Exercise requirements: Exclude the pictures, then copy word for word the lines running from the beginning of the records through the line with "const starImg = makeStar();".

Entries:
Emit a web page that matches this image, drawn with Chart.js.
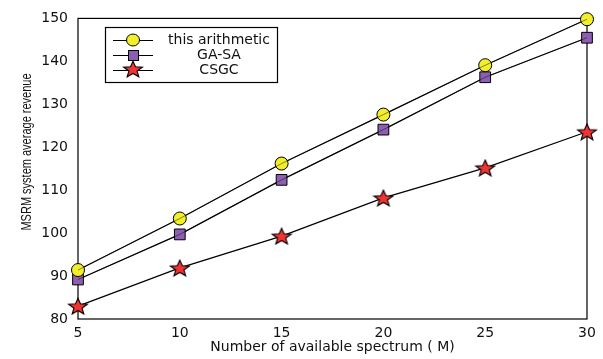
<!DOCTYPE html>
<html>
<head>
<meta charset="utf-8">
<script src="https://cdn.jsdelivr.net/npm/chart.js@4/dist/chart.umd.min.js"></script>
<style>
html,body{margin:0;padding:0;background:#fff;}
#wrap{width:603px;height:359px;position:relative;}
</style>
</head>
<body>
<div id="wrap"><canvas id="c" width="603" height="359"></canvas></div>
<script>
const spectrum = [5, 10, 15, 20, 25, 30];
const thisArithmetic = [91.4, 103.4, 116.2, 127.6, 139.1, 149.8];
const gaSa = [89.2, 99.7, 112.4, 124.1, 136.3, 145.5];
const csgc = [83.0, 91.9, 99.3, 108.2, 115.2, 123.6];
const seriesNames = ['this arithmetic', 'GA-SA', 'CSGC'];
const yTicks = [80, 90, 100, 110, 120, 130, 140, 150];
const xTicks = [5, 10, 15, 20, 25, 30];
const xTitle = 'Number of available spectrum ( M)';
const yTitle = 'MSRM system average revenue';

const YELLOW = '#f2ee2a';
const PURPLE = '#8c5fb2';
const RED = '#f03434';

function starPath(ctx, cx, cy, R, r, sx) {
  ctx.beginPath();
  for (let i = 0; i < 10; i++) {
    const rad = (i % 2 === 0) ? R : r;
    const a = -Math.PI / 2 + i * Math.PI / 5;
    const px = cx + sx * rad * Math.cos(a), py = cy + rad * Math.sin(a);
    if (i === 0) ctx.moveTo(px, py); else ctx.lineTo(px, py);
  }
  ctx.closePath();
}
function makeStar() {
  const s = document.createElement('canvas');
  s.width = 22; s.height = 18;
  const c = s.getContext('2d');
  starPath(c, 11, 9.8, 8.6, 3.7, 1.15);
  c.fillStyle = RED; c.fill();
  c.lineWidth = 1.1; c.strokeStyle = '#000'; c.stroke();
  return s;
}
const starImg = makeStar();

function toPts(arr) { return spectrum.map((x, i) => ({x: x, y: arr[i]})); }

const frameUnder = {
  id: 'frameUnder',
  beforeDatasetsDraw(chart) {
    const {ctx, chartArea: a} = chart;
    ctx.save();
    ctx.strokeStyle = '#000';
    ctx.lineWidth = 1.2;
    ctx.strokeRect(a.left, a.top, a.right - a.left, a.bottom - a.top);
    ctx.restore();
  }
};

const overLines = {
  id: 'overLines',
  afterDatasetsDraw(chart) {
    const ctx = chart.ctx;
    ctx.save();
    ctx.strokeStyle = 'rgba(0,0,0,0.45)';
    ctx.lineWidth = 1;
    [0, 1].forEach(di => {
      const pts = chart.getDatasetMeta(di).data;
      ctx.beginPath();
      pts.forEach((p, i) => { if (i === 0) ctx.moveTo(p.x, p.y); else ctx.lineTo(p.x, p.y); });
      ctx.stroke();
    });
    ctx.restore();
  }
};

const yTitlePlugin = {
  id: 'yTitle',
  afterDraw(chart) {
    const ctx = chart.ctx;
    ctx.save();
    ctx.translate(27, 152);
    ctx.scale(1.3, 1);
    ctx.rotate(-Math.PI / 2);
    ctx.fillStyle = '#111';
    ctx.font = '11px "Liberation Sans"';
    ctx.textAlign = 'center';
    ctx.textBaseline = 'middle';
    ctx.fillText(yTitle, 0, 0);
    ctx.restore();
  }
};

const legendPlugin = {
  id: 'customLegend',
  afterDraw(chart) {
    const ctx = chart.ctx;
    ctx.save();
    ctx.fillStyle = '#fff';
    ctx.fillRect(105, 27, 172, 55);
    ctx.strokeStyle = '#000';
    ctx.lineWidth = 1.2;
    ctx.strokeRect(105.5, 27.5, 172, 55);
    const rows = [40, 55, 70];
    rows.forEach((y, i) => {
      ctx.strokeStyle = '#000';
      ctx.lineWidth = 1;
      ctx.beginPath(); ctx.moveTo(113, y + 0.5); ctx.lineTo(153, y + 0.5); ctx.stroke();
      if (i === 0) {
        ctx.beginPath(); ctx.ellipse(133, y, 6.5, 6, 0, 0, Math.PI * 2);
        ctx.fillStyle = YELLOW; ctx.fill(); ctx.stroke();
      } else if (i === 1) {
        ctx.fillStyle = PURPLE; ctx.fillRect(128, y - 5, 11, 10);
        ctx.strokeRect(128.5, y - 4.5, 10, 10);
      } else {
        ctx.drawImage(starImg, 133 - 11, y - 10);
      }
      ctx.fillStyle = '#111';
      ctx.font = '14px "DejaVu Sans"';
      ctx.textAlign = 'center';
      ctx.textBaseline = 'middle';
      ctx.fillText(seriesNames[i], 219, y);
    });
    ctx.restore();
  }
};

new Chart(document.getElementById('c'), {
  type: 'line',
  data: {
    datasets: [
      {label: seriesNames[0], data: toPts(thisArithmetic), borderColor: '#000', borderWidth: 1.2,
       pointStyle: 'circle', pointRadius: 6.5, pointBackgroundColor: YELLOW, pointBorderColor: '#000', pointBorderWidth: 1, clip: false},
      {label: seriesNames[1], data: toPts(gaSa), borderColor: '#000', borderWidth: 1.2,
       pointStyle: 'rect', pointRadius: 7.6, pointBackgroundColor: PURPLE, pointBorderColor: '#000', pointBorderWidth: 1, clip: false},
      {label: seriesNames[2], data: toPts(csgc), borderColor: '#000', borderWidth: 1.2,
       pointStyle: starImg, pointRadius: 9, pointBackgroundColor: RED, pointBorderColor: '#000', clip: false}
    ]
  },
  options: {
    responsive: false,
    animation: false,
    layout: {padding: {left: 0, right: 16, top: 15, bottom: 0}},
    plugins: {legend: {display: false}, tooltip: {enabled: false}},
    elements: {line: {tension: 0}},
    scales: {
      x: {
        type: 'linear', min: 5, max: 30,
        afterBuildTicks(axis) { axis.ticks = xTicks.map(v => ({value: v})); },
        afterFit(axis) { axis.height = 40; },
        grid: {display: false, drawTicks: false},
        border: {display: false},
        ticks: {padding: 6, color: '#111', font: {family: 'DejaVu Sans', size: 14}, maxRotation: 0},
        title: {display: true, text: xTitle, color: '#111',
                font: {family: 'DejaVu Sans', size: 14}, padding: {top: 0, bottom: 3}}
      },
      y: {
        type: 'linear', min: 80, max: 150,
        afterBuildTicks(axis) { axis.ticks = yTicks.map(v => ({value: v})); },
        afterFit(axis) { axis.width = 78; },
        grid: {display: false, drawTicks: false},
        border: {display: false},
        ticks: {padding: 10, color: '#111', font: {family: 'DejaVu Sans', size: 14}},
        title: {display: false}
      }
    }
  },
  plugins: [frameUnder, overLines, yTitlePlugin, legendPlugin]
});
</script>
</body>
</html>
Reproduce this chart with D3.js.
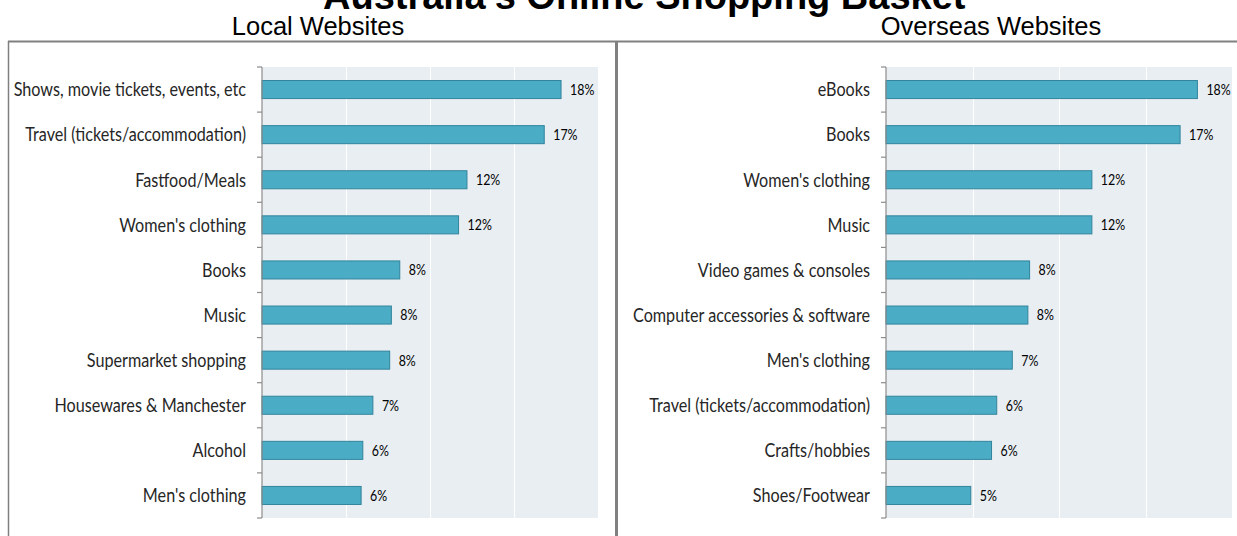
<!DOCTYPE html>
<html>
<head>
<meta charset="utf-8">
<script src="https://cdnjs.cloudflare.com/ajax/libs/d3/7.8.5/d3.min.js"></script>
<style>
  html, body { margin: 0; padding: 0; background: #fff; }
  svg { display: block; }
</style>
</head>
<body>
<svg id="chart" width="1237" height="536"></svg>
<script>
// Share of online shoppers buying each category, by website origin
const localCategories = [
  "Shows, movie tickets, events, etc",
  "Travel (tickets/accommodation)",
  "Fastfood/Meals",
  "Women's clothing",
  "Books",
  "Music",
  "Supermarket shopping",
  "Housewares & Manchester",
  "Alcohol",
  "Men's clothing"
];
const localValues = [0.178, 0.168, 0.122, 0.117, 0.082, 0.077, 0.076, 0.066, 0.060, 0.059];

const overseasCategories = [
  "eBooks",
  "Books",
  "Women's clothing",
  "Music",
  "Video games & consoles",
  "Computer accessories & software",
  "Men's clothing",
  "Travel (tickets/accommodation)",
  "Crafts/hobbies",
  "Shoes/Footwear"
];
const overseasValues = [0.180, 0.170, 0.119, 0.119, 0.083, 0.082, 0.073, 0.064, 0.061, 0.049];

const xTicks = [0, 0.05, 0.10, 0.15, 0.20];

const svg = d3.select("#chart");
const pct = d3.format(".0%");

// Page title (runs off the top edge)
svg.append("text")
  .attr("x", 323).attr("y", 9)
  .attr("font-family", "'Liberation Sans', Arial, sans-serif")
  .attr("font-weight", "bold")
  .attr("font-size", 38)
  .attr("fill", "#000")
  .text("Australia's Online Shopping Basket");

// Panel frames
const frame = svg.append("g").attr("fill", "none").attr("stroke", "#808080");
frame.append("line").attr("x1", 8).attr("x2", 1237).attr("y1", 41.5).attr("y2", 41.5).attr("stroke-width", 2);
frame.append("line").attr("x1", 8.5).attr("x2", 8.5).attr("y1", 41).attr("y2", 540).attr("stroke-width", 1.5);
frame.append("line").attr("x1", 616.5).attr("x2", 616.5).attr("y1", 41).attr("y2", 540).attr("stroke-width", 3);

function panel(opts) {
  const { title, titleX, categories, values, x0, x1 } = opts;
  const y0 = 67, y1 = 518;
  const g = svg.append("g");

  g.append("text")
    .attr("x", titleX).attr("y", 35)
    .attr("text-anchor", "middle")
    .attr("font-family", "'Liberation Sans', Arial, sans-serif")
    .attr("font-size", 25.5)
    .attr("fill", "#000")
    .text(title);

  const x = d3.scaleLinear().domain([0, 0.20]).range([x0, x1]);
  const y = d3.scaleBand().domain(categories).range([y0, y1])
    .paddingInner(0.6).paddingOuter(0.3);
  const step = y.step();

  // plot background
  g.append("rect")
    .attr("x", x(0)).attr("y", y0)
    .attr("width", x(0.20) - x(0)).attr("height", y1 - y0)
    .attr("fill", "#e8eef2");

  // vertical gridlines
  g.selectAll("line.grid").data(xTicks.slice(1, -1)).join("line")
    .attr("class", "grid")
    .attr("x1", d => Math.round(x(d)) + 0.5).attr("x2", d => Math.round(x(d)) + 0.5)
    .attr("y1", y0).attr("y2", y1)
    .attr("stroke", "#ffffff").attr("stroke-width", 1);

  // bars
  g.selectAll("rect.bar").data(values).join("rect")
    .attr("class", "bar")
    .attr("x", x(0))
    .attr("y", (d, i) => y(categories[i]))
    .attr("width", d => x(d) - x(0))
    .attr("height", y.bandwidth())
    .attr("fill", "#4bacc6")
    .attr("stroke", "#31849b")
    .attr("stroke-width", 1);

  // category axis: line plus ticks at band boundaries
  const axis = g.append("g").attr("stroke", "#8c8c8c").attr("stroke-width", 1.2);
  axis.append("line")
    .attr("x1", x(0)).attr("x2", x(0)).attr("y1", y0).attr("y2", y1);
  const bounds = d3.range(categories.length + 1).map(i => y0 + i * step);
  axis.selectAll("line.tick").data(bounds).join("line")
    .attr("class", "tick")
    .attr("x1", x(0) - 5).attr("x2", x(0))
    .attr("y1", d => d).attr("y2", d => d);

  // category labels (condensed)
  g.selectAll("text.cat").data(categories).join("text")
    .attr("class", "cat")
    .attr("transform", d => `translate(${x(0) - 16},${y(d) + y.bandwidth() / 2}) scale(0.83,1)`)
    .attr("dy", "0.35em")
    .attr("text-anchor", "end")
    .attr("font-family", "Lato, 'Open Sans', sans-serif")
    .attr("font-size", 19.5)
    .attr("fill", "#262626")
    .text(d => d);

  // value labels
  g.selectAll("text.val").data(values).join("text")
    .attr("class", "val")
    .attr("transform", (d, i) => `translate(${x(d) + 9},${y(categories[i]) + y.bandwidth() / 2}) scale(0.8,1)`)
    .attr("dy", "0.35em")
    .attr("font-family", "Lato, 'Open Sans', sans-serif")
    .attr("font-size", 15.5)
    .attr("fill", "#000")
    .text(d => pct(d));
}

panel({
  title: "Local Websites", titleX: 318,
  categories: localCategories, values: localValues,
  x0: 262, x1: 598
});

panel({
  title: "Overseas Websites", titleX: 991,
  categories: overseasCategories, values: overseasValues,
  x0: 886, x1: 1232
});
</script>
</body>
</html>
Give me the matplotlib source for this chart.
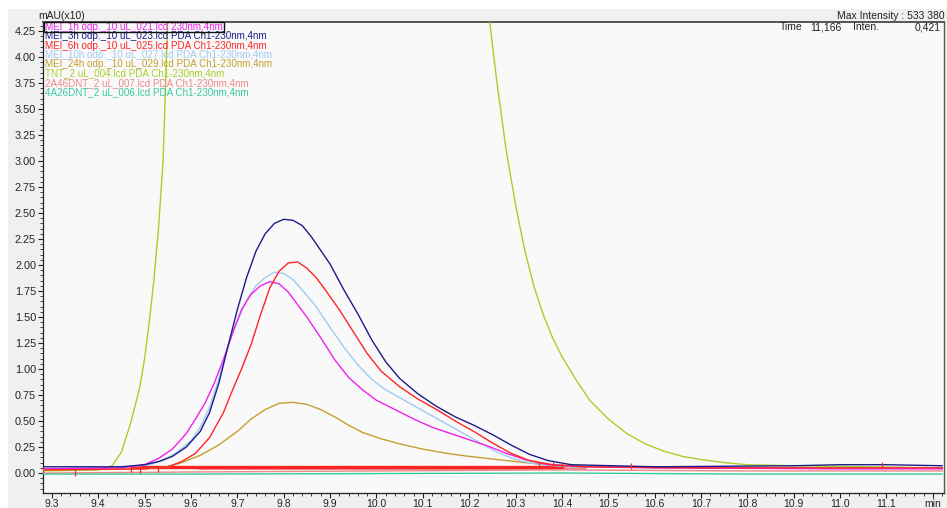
"""Chromatogram overlay (PDA Ch1-230nm) redrawn with matplotlib."""
import matplotlib
matplotlib.use("Agg")
import matplotlib.pyplot as plt
from matplotlib.patches import Rectangle
from matplotlib.ticker import FixedLocator, MultipleLocator

plt.rcParams["font.family"] = ["Liberation Sans", "DejaVu Sans"]

# ---- data (time in min, signal in mAU x10) ----
names = [
    "MEI_1h odp._10 uL_021.lcd 230nm,4nm",
    "MEI_3h odp._10 uL_023.lcd PDA Ch1-230nm,4nm",
    "MEI_6h odp._10 uL_025.lcd PDA Ch1-230nm,4nm",
    "MEI_10h odp._10 uL_027.lcd PDA Ch1-230nm,4nm",
    "MEI_24h odp._10 uL_029.lcd PDA Ch1-230nm,4nm",
    "TNT_2 uL_004.lcd PDA Ch1-230nm,4nm",
    "2A46DNT_2 uL_007.lcd PDA Ch1-230nm,4nm",
    "4A26DNT_2 uL_006.lcd PDA Ch1-230nm,4nm",
]
colors = ["#ee22ee", "#1c1c8a", "#ff2424", "#9fcbf0",
          "#c4a030", "#a8d028", "#f08888", "#38c8a0"]

t_1h = [9.28, 9.45, 9.50, 9.53, 9.56, 9.59, 9.61, 9.63, 9.65, 9.67, 9.69, 9.71,
        9.73, 9.75, 9.77, 9.79, 9.81, 9.83, 9.85, 9.88, 9.91, 9.94, 9.97, 10.00,
        10.04, 10.08, 10.12, 10.16, 10.20, 10.24, 10.28, 10.32, 10.37, 10.45,
        10.6, 11.0, 11.22]
s_1h = [0.04, 0.05, 0.08, 0.14, 0.23, 0.38, 0.52, 0.67, 0.86, 1.09, 1.35, 1.58,
        1.72, 1.80, 1.84, 1.82, 1.74, 1.62, 1.50, 1.30, 1.09, 0.92, 0.80, 0.70,
        0.61, 0.52, 0.44, 0.38, 0.32, 0.26, 0.19, 0.13, 0.08, 0.06,
        0.05, 0.04, 0.04]

t_3h = [9.28, 9.45, 9.50, 9.53, 9.56, 9.59, 9.62, 9.64, 9.66, 9.68, 9.70, 9.72,
        9.74, 9.76, 9.78, 9.80, 9.82, 9.84, 9.86, 9.88, 9.90, 9.93, 9.96, 9.99,
        10.02, 10.05, 10.09, 10.13, 10.17, 10.21, 10.25, 10.29, 10.33, 10.37,
        10.42, 10.6, 10.9, 11.0, 11.1, 11.22]
s_3h = [0.06, 0.06, 0.08, 0.11, 0.16, 0.25, 0.40, 0.58, 0.86, 1.22, 1.57, 1.88,
        2.13, 2.30, 2.40, 2.44, 2.43, 2.38, 2.27, 2.14, 2.01, 1.76, 1.53, 1.28,
        1.07, 0.91, 0.76, 0.64, 0.54, 0.46, 0.37, 0.27, 0.18, 0.12,
        0.08, 0.06, 0.07, 0.08, 0.08, 0.07]

t_6h = [9.28, 9.50, 9.55, 9.58, 9.61, 9.64, 9.67, 9.69, 9.71, 9.73, 9.75, 9.77,
        9.79, 9.81, 9.83, 9.85, 9.87, 9.89, 9.92, 9.95, 9.98, 10.01, 10.05, 10.09,
        10.13, 10.17, 10.21, 10.25, 10.29, 10.33, 10.38, 10.45, 10.7, 11.22]
s_6h = [0.03, 0.04, 0.06, 0.11, 0.19, 0.34, 0.58, 0.80, 1.01, 1.24, 1.52, 1.78,
        1.94, 2.02, 2.03, 1.97, 1.88, 1.76, 1.57, 1.36, 1.15, 0.98, 0.83, 0.71,
        0.61, 0.50, 0.40, 0.29, 0.19, 0.12, 0.08, 0.06, 0.05, 0.05]

t_10h = [9.28, 9.45, 9.51, 9.54, 9.57, 9.60, 9.62, 9.64, 9.66, 9.68, 9.70, 9.72,
         9.74, 9.76, 9.78, 9.80, 9.82, 9.84, 9.87, 9.90, 9.93, 9.96, 9.99, 10.02,
         10.06, 10.10, 10.14, 10.18, 10.22, 10.26, 10.30, 10.35, 10.42, 10.8, 11.22]
s_10h = [0.04, 0.05, 0.08, 0.12, 0.20, 0.31, 0.44, 0.63, 0.90, 1.22, 1.46, 1.66,
         1.80, 1.88, 1.93, 1.92, 1.86, 1.76, 1.60, 1.40, 1.21, 1.04, 0.90, 0.80,
         0.70, 0.60, 0.50, 0.40, 0.30, 0.20, 0.13, 0.08, 0.06, 0.05, 0.05]

t_24h = [9.28, 9.50, 9.55, 9.58, 9.62, 9.66, 9.70, 9.73, 9.76, 9.79, 9.82, 9.85,
         9.88, 9.91, 9.94, 9.97, 10.01, 10.05, 10.10, 10.15, 10.20, 10.26, 10.32,
         10.40, 10.6, 11.22]
s_24h = [0.03, 0.04, 0.06, 0.10, 0.17, 0.27, 0.40, 0.52, 0.61, 0.67, 0.68, 0.66,
         0.61, 0.54, 0.46, 0.39, 0.33, 0.28, 0.23, 0.19, 0.16, 0.13, 0.10,
         0.07, 0.05, 0.05]

# TNT goes far off scale (max ~53 mAU x10)
t_tnt = [9.28, 9.40, 9.43, 9.45, 9.47, 9.49, 9.50, 9.51, 9.52, 9.53, 9.54, 9.55,
         9.56, 9.60, 9.75, 9.90, 10.05, 10.20, 10.24, 10.26, 10.28, 10.30, 10.32,
         10.34, 10.36, 10.38, 10.40, 10.43, 10.46, 10.50, 10.54, 10.58, 10.62,
         10.66, 10.70, 10.75, 10.80, 10.90, 11.22]
s_tnt = [0.02, 0.03, 0.07, 0.20, 0.48, 0.83, 1.10, 1.45, 1.85, 2.35, 3.00, 4.40,
         6.0, 15.0, 45.0, 53.3, 40.0, 8.0, 4.50, 3.75, 3.10, 2.58, 2.14,
         1.79, 1.52, 1.30, 1.12, 0.90, 0.70, 0.52, 0.38, 0.28, 0.21,
         0.16, 0.13, 0.10, 0.08, 0.07, 0.05]

t_2a = [9.28, 9.6, 10.0, 10.4, 10.8, 11.22]
s_2a = [0.00, 0.01, 0.02, 0.03, 0.02, 0.02]

t_4a = [9.28, 9.6, 10.0, 10.4, 10.8, 11.22]
s_4a = [-0.01, -0.01, -0.005, 0.0, -0.01, -0.01]

# integration baselines drawn by the software (thick red / salmon bands)
band_red_t = [9.47, 10.40]
band_red_s = [0.055, 0.055]
band_salmon_t = [9.62, 10.45]
band_salmon_s = [0.045, 0.045]

# small peak markers on the baseline
mark_t = [9.35, 9.47, 9.49, 9.53, 10.35, 10.38, 10.40, 10.55, 11.09]
mark_s = [0.0, 0.04, 0.03, 0.04, 0.08, 0.08, 0.08, 0.07, 0.08]

xtick_vals = [9.3, 9.4, 9.5, 9.6, 9.7, 9.8, 9.9, 10.0, 10.1, 10.2, 10.3,
              10.4, 10.5, 10.6, 10.7, 10.8, 10.9, 11.0, 11.1, 11.2]
xtick_labels = ["9.3", "9.4", "9.5", "9.6", "9.7", "9.8", "9.9", "10.0", "10.1", "10.2",
                "10.3", "10.4", "10.5", "10.6", "10.7", "10.8", "10.9", "11.0", "11.1", "min"]
ytick_vals = [0.0, 0.25, 0.5, 0.75, 1.0, 1.25, 1.5, 1.75, 2.0, 2.25, 2.5,
              2.75, 3.0, 3.25, 3.5, 3.75, 4.0, 4.25]

W, H = 947, 508
fig = plt.figure(figsize=(W / 100, H / 100), dpi=100, facecolor="white")

# grey window panel behind the plot
fig.patches.append(Rectangle((8 / W, 0), 1, 1 - 9 / H, transform=fig.transFigure,
                             facecolor="#f0f0f0", edgecolor="none", zorder=-10))

ax = fig.add_axes([43 / W, 15 / H, (944 - 43) / W, (493 - 22) / H])
ax.set_facecolor("#f9f9f9")

series = [(t_1h, s_1h), (t_3h, s_3h), (t_6h, s_6h), (t_10h, s_10h),
          (t_24h, s_24h), (t_tnt, s_tnt), (t_2a, s_2a), (t_4a, s_4a)]
draw_order = [6, 7, 5, 4, 3, 0, 2, 1]
for i in draw_order:
    t, s = series[i]
    ax.plot(t, s, color=colors[i], lw=1.0, zorder=3 + draw_order.index(i))

ax.plot(band_salmon_t, band_salmon_s, color=colors[6], lw=2.0, zorder=2.5)
ax.plot(band_red_t, band_red_s, color=colors[2], lw=2.4, zorder=2.6)
ax.plot(mark_t, mark_s, ls="none", marker="|", ms=5, mew=0.9, color=colors[2], zorder=12)

ax.set_xlim(9.281, 11.224)
ax.set_ylim(-0.192, 4.337)

ax.xaxis.set_major_locator(FixedLocator(xtick_vals))
ax.set_xticklabels(xtick_labels)
ax.xaxis.set_minor_locator(MultipleLocator(0.02))
ax.yaxis.set_major_locator(FixedLocator(ytick_vals))
ax.set_yticklabels([f"{v:.2f}" for v in ytick_vals])
ax.yaxis.set_minor_locator(MultipleLocator(0.05))

ax.tick_params(which="major", direction="out", length=3.5, width=0.8,
               labelsize=7.5, pad=1, colors="#222222")
ax.tick_params(axis="y", which="major", labelsize=7.8, pad=1.5)
ax.tick_params(which="minor", direction="out", length=2, width=0.6, colors="#222222")

for side in ["left", "bottom"]:
    ax.spines[side].set_color("#222222")
    ax.spines[side].set_linewidth(0.9)
ax.spines["top"].set_color("#555555")
ax.spines["top"].set_linewidth(1.4)
ax.spines["right"].set_color("#555555")
ax.spines["right"].set_linewidth(1.0)

# legend as coloured text lines in the top-left corner
for k, (name, c) in enumerate(zip(names, colors)):
    fig.text(45 / W, 1 - (27 + 9.3 * k) / H, name, color=c, fontsize=7.1,
             va="center", ha="left")
fig.patches.append(Rectangle((44 / W, 1 - 32 / H), (224 - 44) / W, 10 / H,
                             transform=fig.transFigure, facecolor="none",
                             edgecolor="#111111", lw=1.0, zorder=20))

fig.text(38 / W, 1 - 16 / H, "mAU(x10)", fontsize=7.5, color="#222222", va="center")
fig.text(945 / W, 1 - 16 / H, "Max Intensity : 533 380", fontsize=7.5,
         color="#222222", va="center", ha="right")
fig.text(780 / W, 1 - 27 / H, "Time", fontsize=7.5, color="#222222", va="center")
fig.text(810 / W, 1 - 27 / H, "11,166", fontsize=7.5, color="#222222", va="center")
fig.text(853 / W, 1 - 27 / H, "Inten.", fontsize=7.5, color="#222222", va="center")
fig.text(941 / W, 1 - 27 / H, "0,421", fontsize=7.5, color="#222222",
         va="center", ha="right")

fig.savefig("out.png", dpi=100, facecolor=fig.get_facecolor())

In response:
Emit a web page that matches this image, drawn with Chart.js.
<!DOCTYPE html>
<html>
<head>
<meta charset="utf-8">
<script src="https://cdn.jsdelivr.net/npm/chart.js@4/dist/chart.umd.min.js"></script>
<style>
html,body{margin:0;padding:0;background:#fff;}
#wrap{width:603px;height:359px;position:relative;}
</style>
</head>
<body>
<div id="wrap"><canvas id="c" width="603" height="359"></canvas></div>
<script>
const spectrum = [5, 10, 15, 20, 25, 30];
const thisArithmetic = [91.4, 103.4, 116.2, 127.6, 139.1, 149.8];
const gaSa = [89.2, 99.7, 112.4, 124.1, 136.3, 145.5];
const csgc = [83.0, 91.9, 99.3, 108.2, 115.2, 123.6];
const seriesNames = ['this arithmetic', 'GA-SA', 'CSGC'];
const yTicks = [80, 90, 100, 110, 120, 130, 140, 150];
const xTicks = [5, 10, 15, 20, 25, 30];
const xTitle = 'Number of available spectrum ( M)';
const yTitle = 'MSRM system average revenue';

const YELLOW = '#f2ee2a';
const PURPLE = '#8c5fb2';
const RED = '#f03434';

function starPath(ctx, cx, cy, R, r, sx) {
  ctx.beginPath();
  for (let i = 0; i < 10; i++) {
    const rad = (i % 2 === 0) ? R : r;
    const a = -Math.PI / 2 + i * Math.PI / 5;
    const px = cx + sx * rad * Math.cos(a), py = cy + rad * Math.sin(a);
    if (i === 0) ctx.moveTo(px, py); else ctx.lineTo(px, py);
  }
  ctx.closePath();
}
function makeStar() {
  const s = document.createElement('canvas');
  s.width = 22; s.height = 18;
  const c = s.getContext('2d');
  starPath(c, 11, 9.8, 8.6, 3.7, 1.15);
  c.fillStyle = RED; c.fill();
  c.lineWidth = 1.1; c.strokeStyle = '#000'; c.stroke();
  return s;
}
const starImg = makeStar();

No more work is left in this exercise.